Return precisely the span of lines from the top of the material below to the line containing "padding: [0, 0, 0, 3]", both included. Pictures are excluded.

— Begin —

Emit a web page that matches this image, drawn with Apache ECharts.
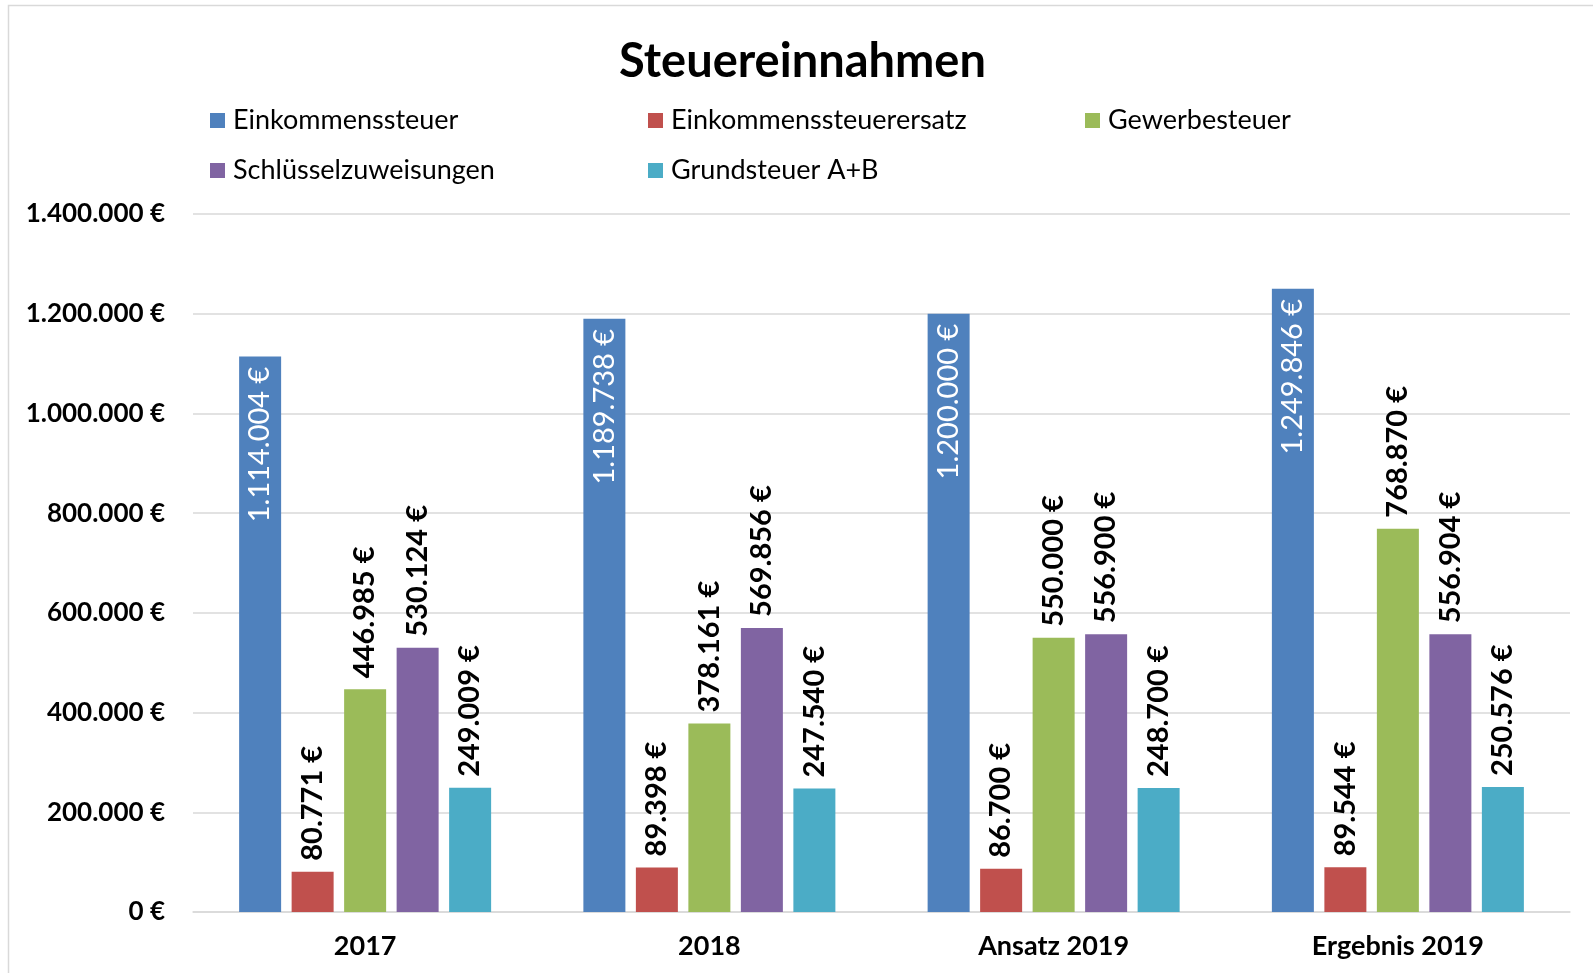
<!DOCTYPE html>
<html>
<head>
<meta charset="utf-8">
<script src="https://cdn.jsdelivr.net/npm/echarts@6/dist/echarts.min.js"></script>
<style>
  html, body { margin: 0; padding: 0; background: #fff; }
  #chart { width: 1593px; height: 973px; }
</style>
</head>
<body>
<div id="chart"></div>
<script>
var categories = ['2017', '2018', 'Ansatz 2019', 'Ergebnis 2019'];
var einkommenssteuer = [1114004, 1189738, 1200000, 1249846];
var einkommenssteuerersatz = [80771, 89398, 86700, 89544];
var gewerbesteuer = [446985, 378161, 550000, 768870];
var schluesselzuweisungen = [530124, 569856, 556900, 556904];
var grundsteuer = [249009, 247540, 248700, 250576];

var font = 'Lato';
var chart = echarts.init(document.getElementById('chart'));

function euro(v) {
  return String(v).replace(/\B(?=(\d{3})+(?!\d))/g, '.') + ' €';
}

var topLabel = {
  show: true,
  position: 'top',
  rotate: 90,
  align: 'left',
  verticalAlign: 'middle',
  distance: 11,
  color: '#000',
  fontWeight: 'bold',
  fontSize: 29,
  fontFamily: font,
  formatter: function (p) { return euro(p.value); }
};

function bar(name, data, color, label) {
  return {
    name: name,
    type: 'bar',
    data: data,
    barWidth: 42,
    barGap: '25%',
    itemStyle: { color: color },
    label: label || topLabel
  };
}

var legendText = { fontSize: 27, fontFamily: font, color: '#000', padding: [0, 0, 0, 3] };

chart.setOption({
  backgroundColor: '#fff',
  title: {
    text: 'Steuereinnahmen',
    left: 619,
    top: 38,
    padding: 0,
    textStyle: { fontSize: 47, fontWeight: 'bold', fontFamily: font, color: '#000' }
  },
  graphic: [{
    type: 'rect',
    shape: { x: 8.5, y: 5.5, width: 1700, height: 1100 },
    style: { fill: null, stroke: '#d9d9d9', lineWidth: 1.5 },
    silent: true
  }],
  legend: [
    { data: ['Einkommenssteuer', 'Schlüsselzuweisungen'], left: 205, top: 102 },
    { data: ['Einkommenssteuerersatz', 'Grundsteuer A+B'], left: 643, top: 102 },
    { data: ['Gewerbesteuer'], left: 1080, top: 102 }
  ].map(function (l) {
    return Object.assign(l, {
      orient: 'vertical',
      itemWidth: 15,
      itemHeight: 15,
      itemGap: 23,
      icon: 'rect',
      textStyle: legendText
    });
  }),
  grid: { left: 193, right: 23, top: 214, bottom: 61 },
  xAxis: {
    type: 'category',
    data: categories,
    axisTick: { show: false },
    axisLine: { lineStyle: { color: '#d9d9d9', width: 1.5 } },
    axisLabel: { color: '#000', fontWeight: 'bold', fontSize: 27, fontFamily: font, margin: 21 }
  },
  yAxis: {
    type: 'value',
    min: 0,
    max: 1400000,
    interval: 200000,
    axisLine: { show: false },
    axisTick: { show: false },
    splitLine: { lineStyle: { color: '#d9d9d9', width: 1.5 } },
    axisLabel: {
      color: '#000', fontWeight: 'bold', fontSize: 26, fontFamily: font, margin: 28,
      formatter: euro
    }
  },
  series: [
    bar('Einkommenssteuer', einkommenssteuer, '#4F81BD', Object.assign({}, topLabel, {
      position: 'insideTop', align: 'right', color: '#fff', fontWeight: 'normal', distance: 10
    })),
    bar('Einkommenssteuerersatz', einkommenssteuerersatz, '#C0504D'),
    bar('Gewerbesteuer', gewerbesteuer, '#9BBB59'),
    bar('Schlüsselzuweisungen', schluesselzuweisungen, '#8064A2'),
    bar('Grundsteuer A+B', grundsteuer, '#4BACC6')
  ]
});
</script>
</body>
</html>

— End —

:: Exercise result ::
Emit a web page that matches this image, drawn with Apache ECharts.
<!DOCTYPE html>
<html>
<head>
<meta charset="utf-8">
<script src="https://cdn.jsdelivr.net/npm/echarts@6/dist/echarts.min.js"></script>
<style>
  html, body { margin: 0; padding: 0; background: #fff; }
  #chart { width: 1593px; height: 973px; }
</style>
</head>
<body>
<div id="chart"></div>
<script>
var categories = ['2017', '2018', 'Ansatz 2019', 'Ergebnis 2019'];
var einkommenssteuer = [1114004, 1189738, 1200000, 1249846];
var einkommenssteuerersatz = [80771, 89398, 86700, 89544];
var gewerbesteuer = [446985, 378161, 550000, 768870];
var schluesselzuweisungen = [530124, 569856, 556900, 556904];
var grundsteuer = [249009, 247540, 248700, 250576];

var font = 'Lato';
var chart = echarts.init(document.getElementById('chart'));

function euro(v) {
  return String(v).replace(/\B(?=(\d{3})+(?!\d))/g, '.') + ' €';
}

var topLabel = {
  show: true,
  position: 'top',
  rotate: 90,
  align: 'left',
  verticalAlign: 'middle',
  distance: 11,
  color: '#000',
  fontWeight: 'bold',
  fontSize: 29,
  fontFamily: font,
  formatter: function (p) { return euro(p.value); }
};

function bar(name, data, color, label) {
  return {
    name: name,
    type: 'bar',
    data: data,
    barWidth: 42,
    barGap: '25%',
    itemStyle: { color: color },
    label: label || topLabel
  };
}

var legendText = { fontSize: 27, fontFamily: font, color: '#000', padding: [0, 0, 0, 3] };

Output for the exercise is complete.